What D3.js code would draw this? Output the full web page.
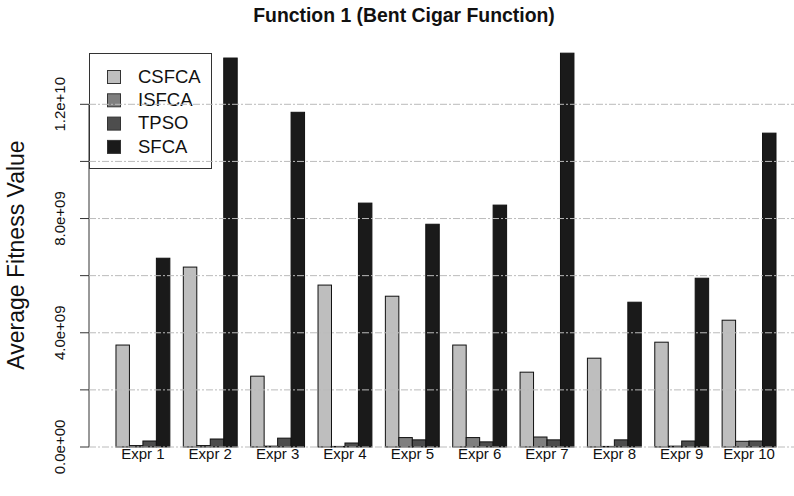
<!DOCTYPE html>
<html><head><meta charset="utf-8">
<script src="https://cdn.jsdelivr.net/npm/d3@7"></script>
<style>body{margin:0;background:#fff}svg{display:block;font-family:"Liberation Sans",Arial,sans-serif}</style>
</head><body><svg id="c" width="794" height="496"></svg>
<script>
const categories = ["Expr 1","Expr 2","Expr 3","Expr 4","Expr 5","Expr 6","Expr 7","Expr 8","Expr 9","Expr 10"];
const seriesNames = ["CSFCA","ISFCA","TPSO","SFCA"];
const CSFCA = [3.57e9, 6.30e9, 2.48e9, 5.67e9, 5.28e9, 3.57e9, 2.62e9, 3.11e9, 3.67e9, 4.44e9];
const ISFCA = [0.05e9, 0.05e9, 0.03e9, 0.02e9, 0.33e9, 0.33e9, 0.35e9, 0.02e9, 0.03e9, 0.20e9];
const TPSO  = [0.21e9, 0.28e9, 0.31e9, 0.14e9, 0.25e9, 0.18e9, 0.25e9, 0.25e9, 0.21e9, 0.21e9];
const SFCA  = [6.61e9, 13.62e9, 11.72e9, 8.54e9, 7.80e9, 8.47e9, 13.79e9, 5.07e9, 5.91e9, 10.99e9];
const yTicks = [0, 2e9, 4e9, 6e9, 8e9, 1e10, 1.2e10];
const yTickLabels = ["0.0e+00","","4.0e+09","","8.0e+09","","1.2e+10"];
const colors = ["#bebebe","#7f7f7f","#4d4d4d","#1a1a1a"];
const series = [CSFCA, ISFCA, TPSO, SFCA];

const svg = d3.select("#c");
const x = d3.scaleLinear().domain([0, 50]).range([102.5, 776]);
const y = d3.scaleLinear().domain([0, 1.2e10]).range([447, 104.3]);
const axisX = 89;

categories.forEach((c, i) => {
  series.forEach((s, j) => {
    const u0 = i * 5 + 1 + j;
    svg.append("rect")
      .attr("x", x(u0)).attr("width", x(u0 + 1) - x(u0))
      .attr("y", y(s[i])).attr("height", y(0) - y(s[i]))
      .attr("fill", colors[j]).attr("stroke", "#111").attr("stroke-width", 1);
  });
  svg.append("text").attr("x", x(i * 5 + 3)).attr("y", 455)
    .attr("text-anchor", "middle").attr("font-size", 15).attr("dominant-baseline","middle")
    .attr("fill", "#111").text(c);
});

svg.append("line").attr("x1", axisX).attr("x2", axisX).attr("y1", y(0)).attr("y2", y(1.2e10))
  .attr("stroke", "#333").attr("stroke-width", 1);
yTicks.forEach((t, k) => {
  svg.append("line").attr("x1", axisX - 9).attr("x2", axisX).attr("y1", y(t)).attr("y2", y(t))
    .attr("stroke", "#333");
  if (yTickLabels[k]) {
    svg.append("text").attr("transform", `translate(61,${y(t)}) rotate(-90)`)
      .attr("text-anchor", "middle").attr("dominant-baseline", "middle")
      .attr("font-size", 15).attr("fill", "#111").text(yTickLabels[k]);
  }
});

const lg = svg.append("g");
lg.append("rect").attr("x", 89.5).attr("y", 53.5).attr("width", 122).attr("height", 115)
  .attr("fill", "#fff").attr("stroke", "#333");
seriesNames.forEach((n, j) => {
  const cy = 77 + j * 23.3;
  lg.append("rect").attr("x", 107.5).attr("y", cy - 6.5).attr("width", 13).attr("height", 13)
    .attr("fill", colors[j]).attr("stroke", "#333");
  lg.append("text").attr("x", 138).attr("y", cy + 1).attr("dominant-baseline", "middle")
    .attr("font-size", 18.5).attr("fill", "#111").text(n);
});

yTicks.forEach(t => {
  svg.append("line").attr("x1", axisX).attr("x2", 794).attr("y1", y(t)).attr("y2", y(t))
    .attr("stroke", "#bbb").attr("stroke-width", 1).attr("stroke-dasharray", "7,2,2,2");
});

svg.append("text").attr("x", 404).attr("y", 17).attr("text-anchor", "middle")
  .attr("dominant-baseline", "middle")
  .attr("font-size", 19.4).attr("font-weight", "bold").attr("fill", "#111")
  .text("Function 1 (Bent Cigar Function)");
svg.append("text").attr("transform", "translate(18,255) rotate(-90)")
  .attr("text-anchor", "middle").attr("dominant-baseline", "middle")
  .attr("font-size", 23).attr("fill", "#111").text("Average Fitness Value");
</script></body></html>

+ + + + +

Set problem:
Leave out the pictures and copy the rest of the material above exactly.

Finished task:
What D3.js code would draw this? Output the full web page.
<!DOCTYPE html>
<html><head><meta charset="utf-8">
<script src="https://cdn.jsdelivr.net/npm/d3@7"></script>
<style>body{margin:0;background:#fff}svg{display:block;font-family:"Liberation Sans",Arial,sans-serif}</style>
</head><body><svg id="c" width="794" height="496"></svg>
<script>
const categories = ["Expr 1","Expr 2","Expr 3","Expr 4","Expr 5","Expr 6","Expr 7","Expr 8","Expr 9","Expr 10"];
const seriesNames = ["CSFCA","ISFCA","TPSO","SFCA"];
const CSFCA = [3.57e9, 6.30e9, 2.48e9, 5.67e9, 5.28e9, 3.57e9, 2.62e9, 3.11e9, 3.67e9, 4.44e9];
const ISFCA = [0.05e9, 0.05e9, 0.03e9, 0.02e9, 0.33e9, 0.33e9, 0.35e9, 0.02e9, 0.03e9, 0.20e9];
const TPSO  = [0.21e9, 0.28e9, 0.31e9, 0.14e9, 0.25e9, 0.18e9, 0.25e9, 0.25e9, 0.21e9, 0.21e9];
const SFCA  = [6.61e9, 13.62e9, 11.72e9, 8.54e9, 7.80e9, 8.47e9, 13.79e9, 5.07e9, 5.91e9, 10.99e9];
const yTicks = [0, 2e9, 4e9, 6e9, 8e9, 1e10, 1.2e10];
const yTickLabels = ["0.0e+00","","4.0e+09","","8.0e+09","","1.2e+10"];
const colors = ["#bebebe","#7f7f7f","#4d4d4d","#1a1a1a"];
const series = [CSFCA, ISFCA, TPSO, SFCA];

const svg = d3.select("#c");
const x = d3.scaleLinear().domain([0, 50]).range([102.5, 776]);
const y = d3.scaleLinear().domain([0, 1.2e10]).range([447, 104.3]);
const axisX = 89;

categories.forEach((c, i) => {
  series.forEach((s, j) => {
    const u0 = i * 5 + 1 + j;
    svg.append("rect")
      .attr("x", x(u0)).attr("width", x(u0 + 1) - x(u0))
      .attr("y", y(s[i])).attr("height", y(0) - y(s[i]))
      .attr("fill", colors[j]).attr("stroke", "#111").attr("stroke-width", 1);
  });
  svg.append("text").attr("x", x(i * 5 + 3)).attr("y", 455)
    .attr("text-anchor", "middle").attr("font-size", 15).attr("dominant-baseline","middle")
    .attr("fill", "#111").text(c);
});

svg.append("line").attr("x1", axisX).attr("x2", axisX).attr("y1", y(0)).attr("y2", y(1.2e10))
  .attr("stroke", "#333").attr("stroke-width", 1);
yTicks.forEach((t, k) => {
  svg.append("line").attr("x1", axisX - 9).attr("x2", axisX).attr("y1", y(t)).attr("y2", y(t))
    .attr("stroke", "#333");
  if (yTickLabels[k]) {
    svg.append("text").attr("transform", `translate(61,${y(t)}) rotate(-90)`)
      .attr("text-anchor", "middle").attr("dominant-baseline", "middle")
      .attr("font-size", 15).attr("fill", "#111").text(yTickLabels[k]);
  }
});

const lg = svg.append("g");
lg.append("rect").attr("x", 89.5).attr("y", 53.5).attr("width", 122).attr("height", 115)
  .attr("fill", "#fff").attr("stroke", "#333");
seriesNames.forEach((n, j) => {
  const cy = 77 + j * 23.3;
  lg.append("rect").attr("x", 107.5).attr("y", cy - 6.5).attr("width", 13).attr("height", 13)
    .attr("fill", colors[j]).attr("stroke", "#333");
  lg.append("text").attr("x", 138).attr("y", cy + 1).attr("dominant-baseline", "middle")
    .attr("font-size", 18.5).attr("fill", "#111").text(n);
});

yTicks.forEach(t => {
  svg.append("line").attr("x1", axisX).attr("x2", 794).attr("y1", y(t)).attr("y2", y(t))
    .attr("stroke", "#bbb").attr("stroke-width", 1).attr("stroke-dasharray", "7,2,2,2");
});

svg.append("text").attr("x", 404).attr("y", 17).attr("text-anchor", "middle")
  .attr("dominant-baseline", "middle")
  .attr("font-size", 19.4).attr("font-weight", "bold").attr("fill", "#111")
  .text("Function 1 (Bent Cigar Function)");
svg.append("text").attr("transform", "translate(18,255) rotate(-90)")
  .attr("text-anchor", "middle").attr("dominant-baseline", "middle")
  .attr("font-size", 23).attr("fill", "#111").text("Average Fitness Value");
</script></body></html>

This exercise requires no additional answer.